La Banca Centrale Europea ha comunque comunicato che è pronta «ad ogni possibile evenienza». Il presidente della Bce Mario Draghi, scrive Marco Zatterin su La Stampa, riferendo alla Commissione Econ dell’Europarlamento, ha descritto uno scenario congiunturale in cui «le incertezze restano alte e i rischi di revisione al ribasso significativi per colpa della persistente fragilità dell’economia globale e degli sviluppi geopolitici». Su questo si incastona la minaccia della Brexit. Se fosse, assicura il banchiere centrale, «cercheremmo di stabilizzare i mercati fornendo liquidità».
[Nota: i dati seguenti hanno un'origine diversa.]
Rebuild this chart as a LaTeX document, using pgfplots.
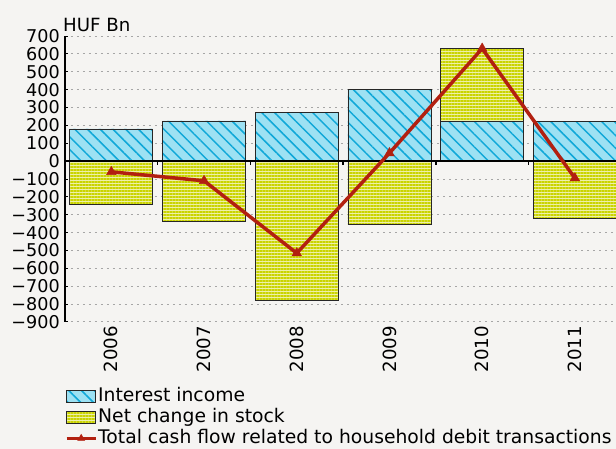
\documentclass[border=0pt]{standalone}
\usepackage{pgfplots}
\pgfplotsset{compat=1.18}
\usetikzlibrary{patterns.meta}
\usepackage{fontspec}
\setmainfont{DejaVu Sans}
\definecolor{bg}{HTML}{F5F4F2}
\definecolor{cyanfill}{HTML}{9DE1F3}
\definecolor{cyanline}{HTML}{10A8D8}
\definecolor{ylfill}{HTML}{EEF0A8}
\definecolor{ylline}{HTML}{CAD400}
\definecolor{linered}{HTML}{B22010}
\newcommand{\chartfont}{\fontsize{18.2pt}{21pt}\selectfont}
\newcommand{\ytfont}{\fontsize{17.6pt}{21pt}\selectfont}
\newcommand{\legfont}{\fontsize{18.75pt}{21pt}\selectfont}
\begin{document}
\chartfont
\begin{tikzpicture}
\fill[bg] (-65pt,-127pt) rectangle (551pt,322pt);
\begin{axis}[
  scale only axis, width=551pt, height=286pt,
  at={(0pt,0pt)}, anchor=south west,
  xmin=-0.5, xmax=5.444,
  ymin=-900, ymax=700,
  axis y line*=left,
  axis x line*=bottom,
  x axis line style={draw=none},
  y axis line style={black, line width=1.6pt},
  xtick={0,1,2,3,4,5},
  xticklabels={2006,2007,2008,2009,2010,2011},
  x tick label style={rotate=90, anchor=east, font=\chartfont, inner sep=1pt},
  xtick style={draw=none},
  ytick={-900,-800,...,700},
  yticklabels={−900,−800,−700,−600,−500,−400,−300,−200,−100,0,100,200,300,400,500,600,700},
  y tick label style={font=\ytfont, inner sep=1pt, xshift=-4pt},
  ytick style={black, line width=1pt},
  tick align=inside, major tick length=3pt,
  ymajorgrids,
  grid style={gray!70, line width=1pt, dash pattern=on 2pt off 4pt},
  ybar, bar width=0.895, bar shift=0pt,
  legend style={at={(0,-0.226)}, anchor=north west, draw=none, fill=none,
    font=\legfont, row sep=2pt, inner sep=0pt,
    nodes={inner sep=1pt, text height=13.5pt, text depth=3.5pt},
    legend cell align=left},
  clip=true,
]
\addlegendimage{legend image code/.code={\draw[draw=black!85, line width=0.8pt, fill=cyanfill, postaction={pattern={Lines[angle=-45,distance=9pt,line width=1.5pt]}, pattern color=cyanline}] (0pt,-6pt) rectangle (29pt,6pt);}}
\addlegendentry{Interest income}
\addlegendimage{legend image code/.code={\draw[draw=black!85, line width=0.8pt, fill=ylfill, postaction={pattern={Lines[angle=0,distance=3pt,line width=1.5pt]}, pattern color=ylline}] (0pt,-6pt) rectangle (29pt,6pt);}}
\addlegendentry{Net change in stock}
\addlegendimage{legend image code/.code={\draw[linered, line width=3pt] (0pt,0pt) -- (29pt,0pt);
  \begin{scope}[shift={(14.5pt,0pt)}, mark size=4pt] \pgfsetfillcolor{linered}\pgfsetstrokecolor{linered}\pgfsetlinewidth{0.5pt}\pgfuseplotmark{triangle*}\end{scope}}}
\addlegendentry{Total cash flow related to household debit transactions}
\addplot[forget plot, draw=black!85, line width=0.8pt, fill=ylfill,
  postaction={pattern={Lines[angle=0,distance=3pt,line width=1.5pt]}, pattern color=ylline}]
  coordinates {(0,-240) (1,-335) (2,-780) (3,-355) (4,630) (5,-320)};
\addplot[forget plot, draw=black!85, line width=0.8pt, fill=cyanfill,
  postaction={pattern={Lines[angle=-45,distance=9pt,line width=1.5pt]}, pattern color=cyanline}]
  coordinates {(0,180) (1,225) (2,270) (3,400) (4,220) (5,220)};
\draw[black, line width=1.4pt] (axis cs:-0.5,0) -- (axis cs:5.5,0);
\pgfplotsinvokeforeach{0.5,1.5,2.5,3.5,4.5}{\draw[black, line width=1.5pt] (axis cs:#1,0) -- ++(0pt,-4pt);}
\addplot[forget plot, sharp plot, linered, line width=3.5pt, mark=triangle*, mark size=5.5pt, mark options={line width=0.5pt}]
  coordinates {(0,-60) (1,-110) (2,-515) (3,45) (4,630) (5,-95)};
\end{axis}
\node[anchor=base west, inner sep=0pt, font=\chartfont] at (-2pt,290pt) {HUF Bn};
\pgfresetboundingbox
\path (-65pt,-127pt) rectangle (551pt,322pt);
\end{tikzpicture}
\end{document}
Inoltre, un un’intervista a Repubblica, il governatore di Bankitalia, Ignazio Visco, pur dicendosi preoccupato, ha dichiarato di non vedere rischi specifici per l’Italia: «se ci fosse un’uscita ci sarebbe un lungo processo di negoziazione, che avrebbe sicuramente conseguenze finanziarie, anche se è difficile prevedere quanto grandi. Teniamo d’occhio questo rischio giorno per giorno e tutte le banche centrali, non solo la Banca centrale europea, sono pronte a intervenire».

Più che sul piano finanziario, ha detto il ministro dell’Economia, Pier Carlo Padoan, a Il Sole 24 Ore, un’eventuale Brexit potrebbe avere serie ripercussioni dal punto di vista politico. «Quello che io temo di più è l’emulazione politica che potrebbe manifestarsi non tanto in alcuni paesi, quanto in alcuni partiti all’interno di tutti i paesi. Di questo sono preoccupato: con questo referendum si realizza un modello di uscita dall’Unione all’interno delle regole che altri Paesi potrebbero seguire».

  • Cosa dicono i sondaggi.

Da quando David Cameron ha annunciato la data del referendum le intenzioni di voto dei britannici hanno visto un’altalena tra i favorevoli e i contrari all’uscita della Gran Bretagna. Ai primi di giugno la percentuale dei Sì-Brexit è risultata in vantaggio.

via La Stampa

Anche gli ultimi sondaggi disponibili hanno confermato l’altalena tra i favorevoli e i contrari all’uscita.